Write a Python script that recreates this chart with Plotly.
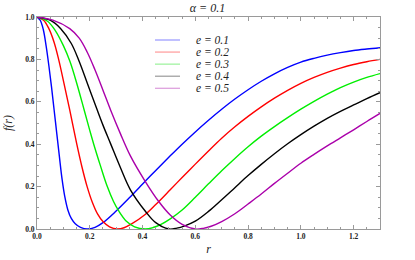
import plotly.graph_objects as go

labels = ["e = 0.1", "e = 0.2", "e = 0.3", "e = 0.4", "e = 0.5"]
colors = ["#0000ff", "#ff0000", "#00ee00", "#000000", "#aa00aa"]
legend_colors = ["#8c8cff", "#ff9090", "#90f090", "#909090", "#d890d8"]

# e = 0.1
r1 = [0, 0.012, 0.024, 0.035, 0.045, 0.055, 0.065, 0.075, 0.085, 0.095, 0.105, 0.117, 0.13, 0.145,
      0.165, 0.19, 0.22, 0.25, 0.30, 0.35, 0.41, 0.45, 0.505, 0.55, 0.60, 0.65, 0.70, 0.75, 0.80,
      0.85, 0.90, 0.95, 1.00, 1.05, 1.10, 1.15, 1.20, 1.25, 1.30]
f1 = [1.0, 0.985, 0.94, 0.86, 0.77, 0.67, 0.56, 0.45, 0.34, 0.235, 0.155, 0.09, 0.05, 0.025,
      0.008, 0.0, 0.008, 0.03, 0.085, 0.147, 0.225, 0.276, 0.345, 0.40, 0.458, 0.513, 0.565, 0.613, 0.657,
      0.697, 0.732, 0.762, 0.787, 0.805, 0.82, 0.832, 0.842, 0.849, 0.855]

# e = 0.2
r2 = [0, 0.025, 0.045, 0.065, 0.082, 0.10, 0.124, 0.15, 0.17, 0.19, 0.21, 0.23, 0.25, 0.275, 0.305,
      0.33, 0.36, 0.41, 0.45, 0.505, 0.55, 0.60, 0.65, 0.70, 0.75, 0.80, 0.85, 0.90, 0.95, 1.00,
      1.05, 1.10, 1.15, 1.20, 1.25, 1.30]
f2 = [1.0, 0.985, 0.945, 0.88, 0.80, 0.70, 0.562, 0.405, 0.295, 0.20, 0.125, 0.07, 0.035, 0.01, 0.0,
      0.006, 0.025, 0.068, 0.115, 0.185, 0.243, 0.306, 0.368, 0.428, 0.482, 0.531, 0.576, 0.617, 0.654, 0.687,
      0.715, 0.739, 0.759, 0.776, 0.789, 0.80]

# e = 0.3
r3 = [0, 0.04, 0.07, 0.10, 0.125, 0.15, 0.178, 0.20, 0.215, 0.24, 0.265, 0.29, 0.31, 0.34, 0.37, 0.41,
      0.44, 0.47, 0.505, 0.55, 0.60, 0.65, 0.70, 0.75, 0.80, 0.85, 0.90, 0.95, 1.00, 1.05, 1.10,
      1.15, 1.20, 1.25, 1.30]
f3 = [1.0, 0.98, 0.935, 0.865, 0.79, 0.69, 0.565, 0.465, 0.40, 0.30, 0.205, 0.13, 0.085, 0.035, 0.01, 0.0,
      0.007, 0.022, 0.048, 0.09, 0.15, 0.213, 0.275, 0.333, 0.388, 0.438, 0.483, 0.525, 0.565, 0.602, 0.636,
      0.667, 0.693, 0.715, 0.733]

# e = 0.4
r4 = [0, 0.05, 0.09, 0.13, 0.16, 0.19, 0.228, 0.25, 0.278, 0.316, 0.354, 0.41, 0.45, 0.50,
      0.53, 0.56, 0.60, 0.65, 0.70, 0.75, 0.80, 0.85, 0.90, 0.95, 1.00, 1.05, 1.10, 1.15, 1.20, 1.25, 1.30]
f4 = [1.0, 0.985, 0.945, 0.875, 0.79, 0.69, 0.562, 0.49, 0.405, 0.29, 0.185, 0.085, 0.03, 0.0,
      0.004, 0.015, 0.037, 0.083, 0.138, 0.195, 0.252, 0.305, 0.355, 0.402, 0.445, 0.485, 0.522, 0.555, 0.585,
      0.615, 0.643]

# e = 0.5
r5 = [0, 0.06, 0.124, 0.16, 0.19, 0.22, 0.25, 0.28, 0.316, 0.354, 0.41, 0.46, 0.505, 0.55, 0.60,
      0.63, 0.66, 0.70, 0.75, 0.80, 0.85, 0.90, 0.95, 1.00, 1.05, 1.10, 1.15, 1.20, 1.25, 1.30]
f5 = [1.0, 0.985, 0.945, 0.90, 0.835, 0.75, 0.655, 0.558, 0.45, 0.345, 0.225, 0.132, 0.066, 0.022, 0.0,
      0.003, 0.013, 0.035, 0.072, 0.118, 0.165, 0.215, 0.263, 0.31, 0.352, 0.392, 0.43, 0.468, 0.507, 0.545]

x_ticks = [0.0, 0.2, 0.4, 0.6, 0.8, 1.0, 1.2]
x_ticklabels = ["0.0", "0.2", "0.4", "0.6", "0.8", "1.0", "1.2"]
y_ticks = [0.0, 0.2, 0.4, 0.6, 0.8, 1.0]
y_ticklabels = ["0.0", "0.2", "0.4", "0.6", "0.8", "1.0"]

series = [(r1, f1), (r2, f2), (r3, f3), (r4, f4), (r5, f5)]

fig = go.Figure()
for (rr, ff), c, lab in zip(series, colors, labels):
    fig.add_trace(go.Scatter(x=rr, y=ff, mode="lines", name=lab,
                             line=dict(color=c, width=1.4, shape="spline", smoothing=1.0),
                             showlegend=False, hoverinfo="skip"))

serif = "Liberation Serif"
axis_common = dict(
    showgrid=False, zeroline=False, showline=True, linecolor="#9a9a9a", linewidth=1, mirror="ticks",
    ticks="inside", ticklen=4, tickcolor="#9a9a9a", tickwidth=1, automargin=False,
    tickfont=dict(family=serif, size=7.5, color="#222", weight="bold"),
    minor=dict(ticks="inside", ticklen=2, tickcolor="#9a9a9a", dtick=0.05),
)
fig.update_xaxes(range=[0, 1.3], tickvals=x_ticks, ticktext=x_ticklabels,
                 title=dict(text="r", font=dict(family=serif, size=12, style="italic", color="#222"), standoff=4),
                 **axis_common)
fig.update_yaxes(range=[0, 1.0], tickvals=y_ticks, ticktext=y_ticklabels,
                 title=dict(text="f(r)", font=dict(family=serif, size=12, style="italic", color="#222"), standoff=9),
                 **axis_common)

# legend drawn as short line samples with text labels (paper coordinates)
leg_x0, leg_x1, leg_tx = 0.344, 0.417, 0.458
leg_y0, leg_dy = 0.8915, 0.0569
for i, (lab, c) in enumerate(zip(labels, legend_colors)):
    yy = leg_y0 - i * leg_dy
    fig.add_shape(type="line", xref="paper", yref="paper", x0=leg_x0, x1=leg_x1, y0=yy, y1=yy,
                  line=dict(color=c, width=1.1))
    fig.add_annotation(xref="paper", yref="paper", x=leg_tx, y=yy, xanchor="left", yanchor="middle",
                       text=lab, showarrow=False,
                       font=dict(family=serif, size=11.5, style="italic", color="#222"))

fig.update_layout(
    width=415, height=260,
    margin=dict(l=37, r=35, t=17, b=31),
    paper_bgcolor="white", plot_bgcolor="white",
    title=dict(text="α = 0.1", x=0.5, xanchor="center", y=0.9865, yanchor="top",
               font=dict(family=serif, size=12, style="italic", color="#222")),
    showlegend=False,
)

fig.write_html("out.html", config={"displayModeBar": False},
               post_script="document.body.style.margin='0';document.body.style.overflow='hidden';")
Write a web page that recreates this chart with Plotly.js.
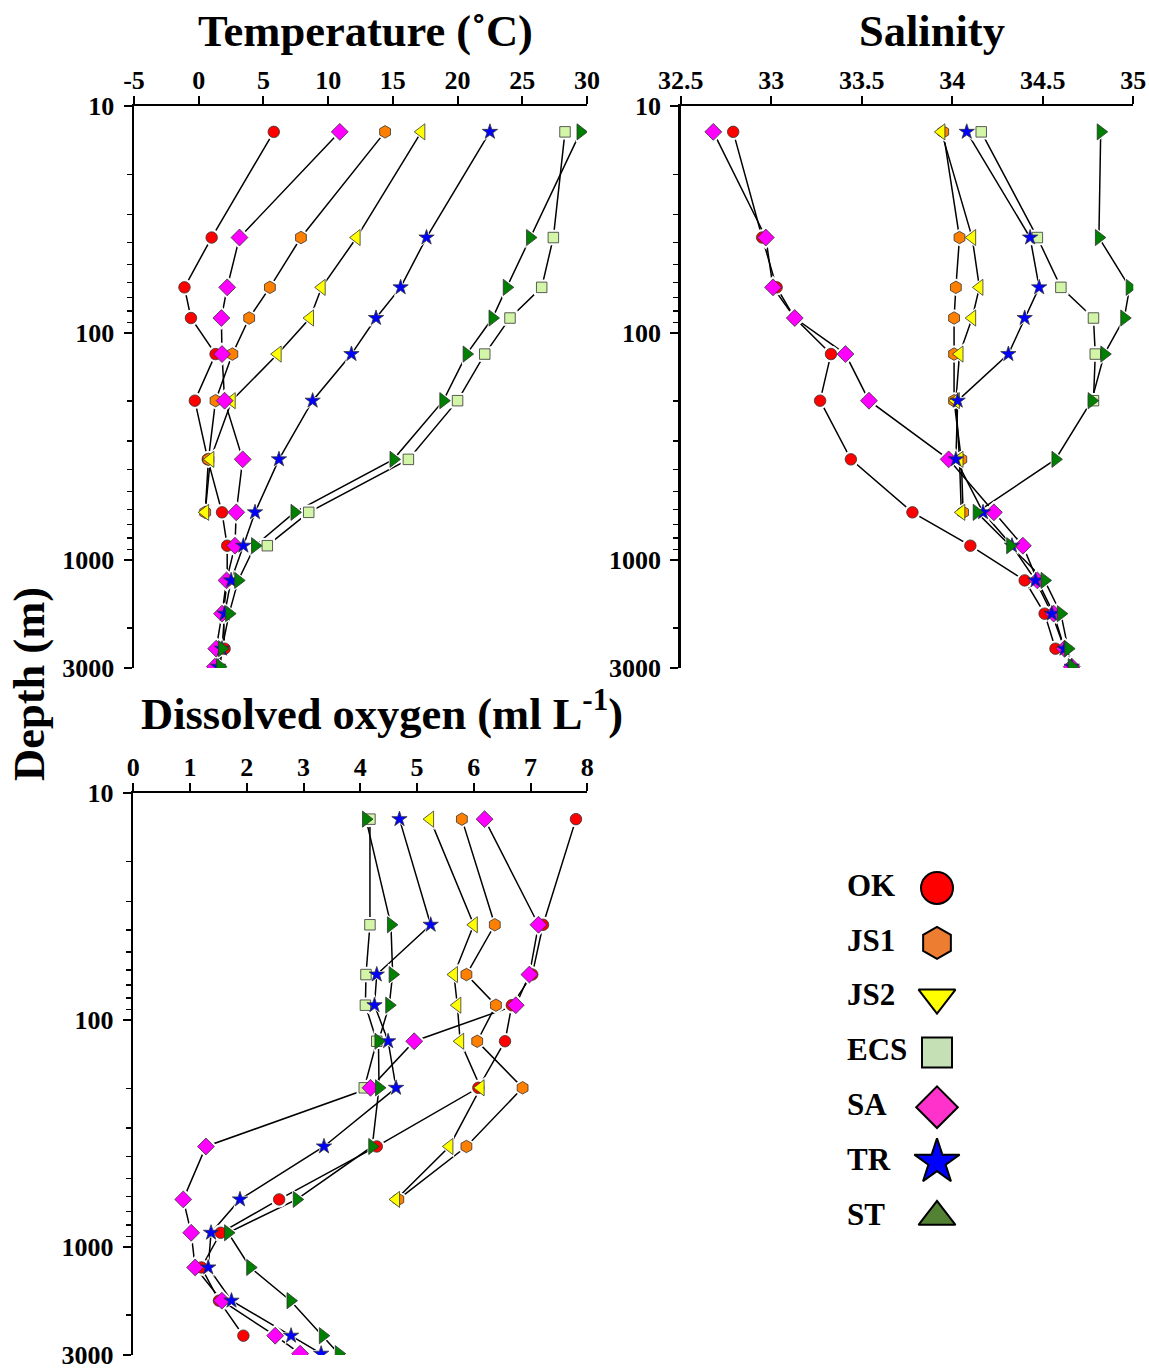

#####

What the task requires
From the top of the listing above, repeat each line exactly until you reach the line containing "0.842, 0.849, 0.855]", and repeat that one too. Leave the pictures out.

Final result
Write a Python script that recreates this chart with Plotly.
import plotly.graph_objects as go

labels = ["e = 0.1", "e = 0.2", "e = 0.3", "e = 0.4", "e = 0.5"]
colors = ["#0000ff", "#ff0000", "#00ee00", "#000000", "#aa00aa"]
legend_colors = ["#8c8cff", "#ff9090", "#90f090", "#909090", "#d890d8"]

# e = 0.1
r1 = [0, 0.012, 0.024, 0.035, 0.045, 0.055, 0.065, 0.075, 0.085, 0.095, 0.105, 0.117, 0.13, 0.145,
      0.165, 0.19, 0.22, 0.25, 0.30, 0.35, 0.41, 0.45, 0.505, 0.55, 0.60, 0.65, 0.70, 0.75, 0.80,
      0.85, 0.90, 0.95, 1.00, 1.05, 1.10, 1.15, 1.20, 1.25, 1.30]
f1 = [1.0, 0.985, 0.94, 0.86, 0.77, 0.67, 0.56, 0.45, 0.34, 0.235, 0.155, 0.09, 0.05, 0.025,
      0.008, 0.0, 0.008, 0.03, 0.085, 0.147, 0.225, 0.276, 0.345, 0.40, 0.458, 0.513, 0.565, 0.613, 0.657,
      0.697, 0.732, 0.762, 0.787, 0.805, 0.82, 0.832, 0.842, 0.849, 0.855]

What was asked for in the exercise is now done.